Work to do:
Pull out every line of the listing below where "this" appears.

****

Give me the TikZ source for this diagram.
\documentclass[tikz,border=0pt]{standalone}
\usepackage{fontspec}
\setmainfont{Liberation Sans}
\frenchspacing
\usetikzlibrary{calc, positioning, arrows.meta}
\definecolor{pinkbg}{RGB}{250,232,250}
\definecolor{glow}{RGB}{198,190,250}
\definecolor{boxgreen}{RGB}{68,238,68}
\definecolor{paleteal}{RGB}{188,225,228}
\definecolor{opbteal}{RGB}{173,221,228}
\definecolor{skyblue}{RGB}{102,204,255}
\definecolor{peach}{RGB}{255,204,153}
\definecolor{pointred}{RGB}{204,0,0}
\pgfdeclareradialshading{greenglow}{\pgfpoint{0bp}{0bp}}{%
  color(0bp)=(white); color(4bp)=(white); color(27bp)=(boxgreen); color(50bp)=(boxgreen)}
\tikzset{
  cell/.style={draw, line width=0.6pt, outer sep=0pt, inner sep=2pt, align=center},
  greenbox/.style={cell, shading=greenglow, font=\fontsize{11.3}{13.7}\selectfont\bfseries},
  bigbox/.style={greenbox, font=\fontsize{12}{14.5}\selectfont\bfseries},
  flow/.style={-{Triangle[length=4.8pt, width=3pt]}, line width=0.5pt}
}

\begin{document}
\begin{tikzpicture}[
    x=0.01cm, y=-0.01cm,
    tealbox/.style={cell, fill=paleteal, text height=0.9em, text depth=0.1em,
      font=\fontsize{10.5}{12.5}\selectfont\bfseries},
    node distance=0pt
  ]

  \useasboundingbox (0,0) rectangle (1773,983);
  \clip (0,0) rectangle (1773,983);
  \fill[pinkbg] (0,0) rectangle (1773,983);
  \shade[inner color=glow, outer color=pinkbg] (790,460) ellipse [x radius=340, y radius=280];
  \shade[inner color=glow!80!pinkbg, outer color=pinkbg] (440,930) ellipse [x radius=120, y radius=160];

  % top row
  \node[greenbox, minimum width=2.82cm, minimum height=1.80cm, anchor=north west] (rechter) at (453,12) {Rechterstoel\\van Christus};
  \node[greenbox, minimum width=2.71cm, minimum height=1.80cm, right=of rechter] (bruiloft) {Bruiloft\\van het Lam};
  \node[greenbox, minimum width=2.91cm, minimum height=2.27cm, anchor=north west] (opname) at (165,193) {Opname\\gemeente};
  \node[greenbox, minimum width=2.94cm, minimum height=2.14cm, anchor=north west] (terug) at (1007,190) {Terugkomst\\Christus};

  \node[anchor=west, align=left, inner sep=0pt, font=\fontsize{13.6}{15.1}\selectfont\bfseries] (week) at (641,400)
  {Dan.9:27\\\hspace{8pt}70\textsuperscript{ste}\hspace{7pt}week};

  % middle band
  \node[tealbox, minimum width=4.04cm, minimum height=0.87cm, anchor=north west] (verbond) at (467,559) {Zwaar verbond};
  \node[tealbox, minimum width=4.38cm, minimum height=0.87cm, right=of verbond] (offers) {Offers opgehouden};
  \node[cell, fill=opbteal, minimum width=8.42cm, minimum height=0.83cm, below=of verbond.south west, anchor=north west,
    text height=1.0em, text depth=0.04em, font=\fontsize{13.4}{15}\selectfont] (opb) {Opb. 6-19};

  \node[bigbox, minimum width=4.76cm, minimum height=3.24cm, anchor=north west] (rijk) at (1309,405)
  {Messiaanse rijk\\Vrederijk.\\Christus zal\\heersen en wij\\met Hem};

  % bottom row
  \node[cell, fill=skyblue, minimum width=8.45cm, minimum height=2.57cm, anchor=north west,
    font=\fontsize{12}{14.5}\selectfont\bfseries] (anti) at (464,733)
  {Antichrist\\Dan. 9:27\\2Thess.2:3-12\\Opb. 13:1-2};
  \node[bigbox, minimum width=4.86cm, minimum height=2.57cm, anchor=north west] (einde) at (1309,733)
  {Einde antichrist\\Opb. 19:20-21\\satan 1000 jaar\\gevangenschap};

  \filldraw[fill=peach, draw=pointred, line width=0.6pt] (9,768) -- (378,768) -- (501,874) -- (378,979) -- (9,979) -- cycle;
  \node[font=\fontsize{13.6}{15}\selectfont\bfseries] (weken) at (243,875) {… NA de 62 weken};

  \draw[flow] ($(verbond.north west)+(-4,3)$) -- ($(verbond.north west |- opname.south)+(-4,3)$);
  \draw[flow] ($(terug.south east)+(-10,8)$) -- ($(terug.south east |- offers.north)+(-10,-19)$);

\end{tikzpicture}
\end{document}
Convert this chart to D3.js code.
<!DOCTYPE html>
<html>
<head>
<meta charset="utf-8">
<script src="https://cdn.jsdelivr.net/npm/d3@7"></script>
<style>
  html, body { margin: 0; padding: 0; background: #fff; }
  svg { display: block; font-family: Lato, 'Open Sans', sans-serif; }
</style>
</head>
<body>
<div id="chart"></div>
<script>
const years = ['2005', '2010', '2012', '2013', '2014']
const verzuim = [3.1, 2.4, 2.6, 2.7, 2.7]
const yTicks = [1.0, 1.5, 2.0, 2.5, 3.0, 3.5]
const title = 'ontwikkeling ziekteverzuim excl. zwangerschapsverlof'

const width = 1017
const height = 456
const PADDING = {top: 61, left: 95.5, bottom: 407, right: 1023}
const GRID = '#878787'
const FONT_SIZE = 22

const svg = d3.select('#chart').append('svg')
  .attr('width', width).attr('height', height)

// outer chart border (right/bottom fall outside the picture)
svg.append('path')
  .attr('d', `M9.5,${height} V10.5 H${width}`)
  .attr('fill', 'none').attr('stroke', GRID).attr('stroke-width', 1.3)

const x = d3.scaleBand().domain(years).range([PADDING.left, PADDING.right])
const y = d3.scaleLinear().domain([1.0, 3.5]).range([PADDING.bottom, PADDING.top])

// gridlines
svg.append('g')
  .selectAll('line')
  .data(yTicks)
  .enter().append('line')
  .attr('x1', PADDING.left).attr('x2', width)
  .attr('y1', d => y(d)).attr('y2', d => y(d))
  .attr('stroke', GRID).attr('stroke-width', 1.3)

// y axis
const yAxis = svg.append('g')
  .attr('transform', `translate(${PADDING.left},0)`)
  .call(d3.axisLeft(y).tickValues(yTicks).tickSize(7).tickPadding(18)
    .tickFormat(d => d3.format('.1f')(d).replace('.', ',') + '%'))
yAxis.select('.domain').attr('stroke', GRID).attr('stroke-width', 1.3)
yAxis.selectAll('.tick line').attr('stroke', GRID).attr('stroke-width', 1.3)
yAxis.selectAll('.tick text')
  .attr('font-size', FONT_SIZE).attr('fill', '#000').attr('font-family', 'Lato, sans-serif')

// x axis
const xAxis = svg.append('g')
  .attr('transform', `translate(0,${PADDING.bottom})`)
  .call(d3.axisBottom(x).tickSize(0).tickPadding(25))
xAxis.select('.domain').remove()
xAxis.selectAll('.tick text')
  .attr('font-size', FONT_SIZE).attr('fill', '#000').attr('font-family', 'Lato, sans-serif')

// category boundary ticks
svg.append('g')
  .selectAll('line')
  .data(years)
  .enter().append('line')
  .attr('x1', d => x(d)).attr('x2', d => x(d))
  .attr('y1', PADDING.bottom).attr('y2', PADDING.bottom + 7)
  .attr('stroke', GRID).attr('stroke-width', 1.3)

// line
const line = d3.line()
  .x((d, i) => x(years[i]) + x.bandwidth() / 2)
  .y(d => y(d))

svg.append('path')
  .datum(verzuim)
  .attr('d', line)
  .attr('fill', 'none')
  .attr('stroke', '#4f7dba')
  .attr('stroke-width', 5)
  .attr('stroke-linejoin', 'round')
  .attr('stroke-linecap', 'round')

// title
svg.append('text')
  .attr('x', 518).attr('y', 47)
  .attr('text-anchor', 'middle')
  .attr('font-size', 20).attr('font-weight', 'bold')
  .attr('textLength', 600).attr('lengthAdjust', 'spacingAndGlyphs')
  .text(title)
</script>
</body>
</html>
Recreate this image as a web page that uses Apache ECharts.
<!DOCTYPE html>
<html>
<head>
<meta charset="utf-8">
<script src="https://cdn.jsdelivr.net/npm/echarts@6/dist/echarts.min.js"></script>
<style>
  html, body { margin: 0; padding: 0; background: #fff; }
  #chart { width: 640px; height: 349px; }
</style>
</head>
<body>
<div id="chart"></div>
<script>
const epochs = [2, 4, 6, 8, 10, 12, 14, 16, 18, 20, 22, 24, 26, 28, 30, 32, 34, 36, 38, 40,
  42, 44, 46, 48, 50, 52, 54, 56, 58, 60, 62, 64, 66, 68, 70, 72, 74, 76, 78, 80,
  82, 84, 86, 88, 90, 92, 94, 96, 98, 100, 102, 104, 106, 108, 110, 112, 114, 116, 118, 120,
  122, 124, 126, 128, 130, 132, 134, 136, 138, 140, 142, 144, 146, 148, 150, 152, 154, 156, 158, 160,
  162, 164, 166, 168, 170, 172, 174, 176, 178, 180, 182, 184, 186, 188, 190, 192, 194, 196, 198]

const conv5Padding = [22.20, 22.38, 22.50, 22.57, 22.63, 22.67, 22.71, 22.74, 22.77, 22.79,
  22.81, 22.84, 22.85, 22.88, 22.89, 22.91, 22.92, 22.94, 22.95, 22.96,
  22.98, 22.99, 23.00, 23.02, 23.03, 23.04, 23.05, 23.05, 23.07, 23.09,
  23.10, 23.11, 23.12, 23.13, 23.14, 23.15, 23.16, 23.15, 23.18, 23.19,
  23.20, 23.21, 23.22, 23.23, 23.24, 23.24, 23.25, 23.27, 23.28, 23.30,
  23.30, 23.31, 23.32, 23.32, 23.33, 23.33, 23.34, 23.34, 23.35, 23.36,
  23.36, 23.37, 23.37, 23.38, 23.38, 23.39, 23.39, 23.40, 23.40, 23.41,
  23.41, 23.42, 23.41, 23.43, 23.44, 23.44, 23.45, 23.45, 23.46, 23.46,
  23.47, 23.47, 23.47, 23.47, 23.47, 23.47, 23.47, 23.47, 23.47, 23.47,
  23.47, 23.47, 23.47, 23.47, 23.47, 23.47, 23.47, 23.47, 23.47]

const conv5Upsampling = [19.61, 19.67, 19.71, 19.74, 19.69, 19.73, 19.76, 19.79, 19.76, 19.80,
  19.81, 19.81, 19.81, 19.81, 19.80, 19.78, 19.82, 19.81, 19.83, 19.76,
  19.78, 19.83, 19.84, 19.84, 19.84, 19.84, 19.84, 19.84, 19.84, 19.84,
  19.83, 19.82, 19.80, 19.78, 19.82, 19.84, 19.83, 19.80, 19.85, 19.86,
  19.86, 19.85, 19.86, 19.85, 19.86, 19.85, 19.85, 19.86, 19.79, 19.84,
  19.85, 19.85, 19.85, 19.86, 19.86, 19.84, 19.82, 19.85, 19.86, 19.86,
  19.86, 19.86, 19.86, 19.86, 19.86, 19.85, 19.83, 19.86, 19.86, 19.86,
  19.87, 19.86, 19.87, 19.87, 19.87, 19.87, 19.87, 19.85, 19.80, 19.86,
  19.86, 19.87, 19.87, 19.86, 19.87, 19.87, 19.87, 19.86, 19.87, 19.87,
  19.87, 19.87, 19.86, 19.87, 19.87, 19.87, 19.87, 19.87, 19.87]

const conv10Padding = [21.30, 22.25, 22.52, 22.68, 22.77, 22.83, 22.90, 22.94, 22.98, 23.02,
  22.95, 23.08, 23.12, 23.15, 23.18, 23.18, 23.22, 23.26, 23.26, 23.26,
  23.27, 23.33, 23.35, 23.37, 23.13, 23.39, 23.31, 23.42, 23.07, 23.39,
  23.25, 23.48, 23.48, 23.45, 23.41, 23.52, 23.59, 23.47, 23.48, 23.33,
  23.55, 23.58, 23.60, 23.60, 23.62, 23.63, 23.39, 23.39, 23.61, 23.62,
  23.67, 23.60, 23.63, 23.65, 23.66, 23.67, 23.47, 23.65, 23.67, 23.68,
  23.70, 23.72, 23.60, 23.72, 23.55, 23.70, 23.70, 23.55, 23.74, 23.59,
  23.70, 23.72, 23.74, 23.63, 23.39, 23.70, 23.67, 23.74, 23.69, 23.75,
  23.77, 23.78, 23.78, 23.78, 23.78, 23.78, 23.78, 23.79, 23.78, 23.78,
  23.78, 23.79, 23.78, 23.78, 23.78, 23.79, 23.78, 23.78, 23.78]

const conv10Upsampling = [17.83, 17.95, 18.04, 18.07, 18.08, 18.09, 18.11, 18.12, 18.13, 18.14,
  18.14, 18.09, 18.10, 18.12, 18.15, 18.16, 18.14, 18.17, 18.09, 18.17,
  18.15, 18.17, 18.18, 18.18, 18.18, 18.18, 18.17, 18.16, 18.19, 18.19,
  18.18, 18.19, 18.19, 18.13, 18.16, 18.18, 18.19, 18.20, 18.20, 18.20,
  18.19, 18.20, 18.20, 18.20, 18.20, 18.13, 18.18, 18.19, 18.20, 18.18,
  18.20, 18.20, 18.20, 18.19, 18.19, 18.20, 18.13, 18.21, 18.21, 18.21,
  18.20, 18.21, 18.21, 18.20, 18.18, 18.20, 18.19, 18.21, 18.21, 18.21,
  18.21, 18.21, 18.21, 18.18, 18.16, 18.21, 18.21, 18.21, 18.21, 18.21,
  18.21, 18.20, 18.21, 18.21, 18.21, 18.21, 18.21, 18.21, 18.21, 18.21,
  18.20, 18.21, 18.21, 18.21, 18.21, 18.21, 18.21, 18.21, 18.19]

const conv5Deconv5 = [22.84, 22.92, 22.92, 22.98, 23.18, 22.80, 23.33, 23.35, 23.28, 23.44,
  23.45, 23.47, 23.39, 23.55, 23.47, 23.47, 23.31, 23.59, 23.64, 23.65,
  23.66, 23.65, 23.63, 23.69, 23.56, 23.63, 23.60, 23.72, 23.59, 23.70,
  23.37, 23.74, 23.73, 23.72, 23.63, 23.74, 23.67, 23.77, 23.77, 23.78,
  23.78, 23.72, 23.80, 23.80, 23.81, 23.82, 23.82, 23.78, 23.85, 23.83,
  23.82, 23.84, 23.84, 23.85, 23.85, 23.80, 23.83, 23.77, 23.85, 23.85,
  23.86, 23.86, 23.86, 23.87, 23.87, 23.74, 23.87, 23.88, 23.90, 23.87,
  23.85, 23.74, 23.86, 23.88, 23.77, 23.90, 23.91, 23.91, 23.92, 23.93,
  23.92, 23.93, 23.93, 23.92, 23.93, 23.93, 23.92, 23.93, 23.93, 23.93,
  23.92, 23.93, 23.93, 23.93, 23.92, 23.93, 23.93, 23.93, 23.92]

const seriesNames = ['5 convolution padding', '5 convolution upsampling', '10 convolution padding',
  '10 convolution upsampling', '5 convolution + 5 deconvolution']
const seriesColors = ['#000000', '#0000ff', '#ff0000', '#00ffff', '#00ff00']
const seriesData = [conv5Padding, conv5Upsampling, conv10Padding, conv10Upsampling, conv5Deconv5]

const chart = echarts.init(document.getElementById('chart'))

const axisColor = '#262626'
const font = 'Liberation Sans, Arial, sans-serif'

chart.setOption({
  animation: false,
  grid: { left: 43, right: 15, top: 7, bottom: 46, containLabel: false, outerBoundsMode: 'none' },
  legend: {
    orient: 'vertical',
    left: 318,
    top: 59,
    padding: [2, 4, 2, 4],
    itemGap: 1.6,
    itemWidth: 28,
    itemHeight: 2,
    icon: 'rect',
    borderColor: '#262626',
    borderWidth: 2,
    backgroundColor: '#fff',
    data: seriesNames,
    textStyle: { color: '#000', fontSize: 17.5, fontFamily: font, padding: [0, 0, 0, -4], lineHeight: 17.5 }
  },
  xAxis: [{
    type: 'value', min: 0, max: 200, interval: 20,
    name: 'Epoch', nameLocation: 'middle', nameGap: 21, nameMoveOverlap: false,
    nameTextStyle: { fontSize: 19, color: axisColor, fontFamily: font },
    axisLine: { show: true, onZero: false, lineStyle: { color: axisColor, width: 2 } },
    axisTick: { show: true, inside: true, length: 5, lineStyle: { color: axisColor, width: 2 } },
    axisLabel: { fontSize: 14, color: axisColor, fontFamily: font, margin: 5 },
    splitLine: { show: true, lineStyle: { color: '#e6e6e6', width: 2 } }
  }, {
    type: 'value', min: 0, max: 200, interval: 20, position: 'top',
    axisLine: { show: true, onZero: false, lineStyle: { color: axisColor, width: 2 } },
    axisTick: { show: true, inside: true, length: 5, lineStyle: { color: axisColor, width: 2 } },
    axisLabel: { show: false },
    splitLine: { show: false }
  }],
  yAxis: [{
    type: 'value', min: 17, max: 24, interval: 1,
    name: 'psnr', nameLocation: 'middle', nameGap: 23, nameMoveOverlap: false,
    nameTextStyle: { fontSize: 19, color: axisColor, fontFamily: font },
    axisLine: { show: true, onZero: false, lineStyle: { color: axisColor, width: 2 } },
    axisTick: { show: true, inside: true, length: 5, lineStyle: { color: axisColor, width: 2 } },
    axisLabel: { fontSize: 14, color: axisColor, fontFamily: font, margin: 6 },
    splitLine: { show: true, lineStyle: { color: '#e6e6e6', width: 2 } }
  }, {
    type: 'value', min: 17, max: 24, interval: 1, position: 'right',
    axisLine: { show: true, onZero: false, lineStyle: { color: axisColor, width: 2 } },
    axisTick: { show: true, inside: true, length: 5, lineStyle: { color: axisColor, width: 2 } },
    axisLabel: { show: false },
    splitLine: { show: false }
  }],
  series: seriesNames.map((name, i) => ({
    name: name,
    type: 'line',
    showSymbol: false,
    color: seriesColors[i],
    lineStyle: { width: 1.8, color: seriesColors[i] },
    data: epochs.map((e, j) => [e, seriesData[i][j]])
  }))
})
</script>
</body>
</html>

****

Right answer:
Give me the TikZ source for this diagram.
Convert this chart to D3.js code.
Recreate this image as a web page that uses Apache ECharts.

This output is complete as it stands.